Wave-like Dark Matter

Wave-like dark matter is a class of hypothetical new fundamental particles, which could make up dark matter (DM) and have mass of less than about 1eV. This light mass gives those particles macroscopic de Broglie wavelengths. The most prominent example for wave-like DM is the QCD axion, which would also explain why the neutron electric dipole moment is vanishingly small and conserves charge-conjugation-parity symmetry astonishingly well. While the axion mass is unknown over orders of magnitude, typical axion masses are around the μeV range, corresponding to ~km de Broglie wavelengths. Detecting wave-like dark matter therefore requires vastly different technology compared to much heavier particle-like dark matter. Wave-like DM searches exploit the weak coupling of the DM field to the standard model. Axions, for example, can convert to photons under a strong magnetic field. This conversion can be resonantly enhanced in a high-Q LC circuit or resonator cavity.
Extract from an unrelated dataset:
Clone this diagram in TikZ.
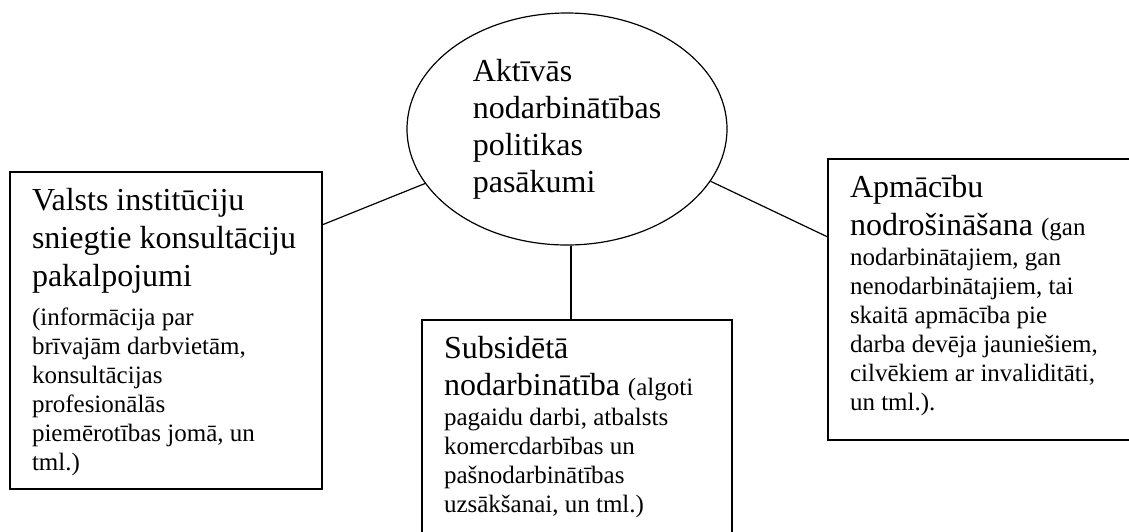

In this talk we will review the case for wave-like DM and outline major detection strategies. We discuss progress towards sensitivity to the most promising models. This comprises a range of innovative ideas for a wide range of wave-like DM masses. These include techniques to increase signal, e.g., with novel large volume-efficient resonants inside the world's largest magnet facilities. At the same time, we survey methods to minimize background with cutting-edge quantum sensing and single photon counting.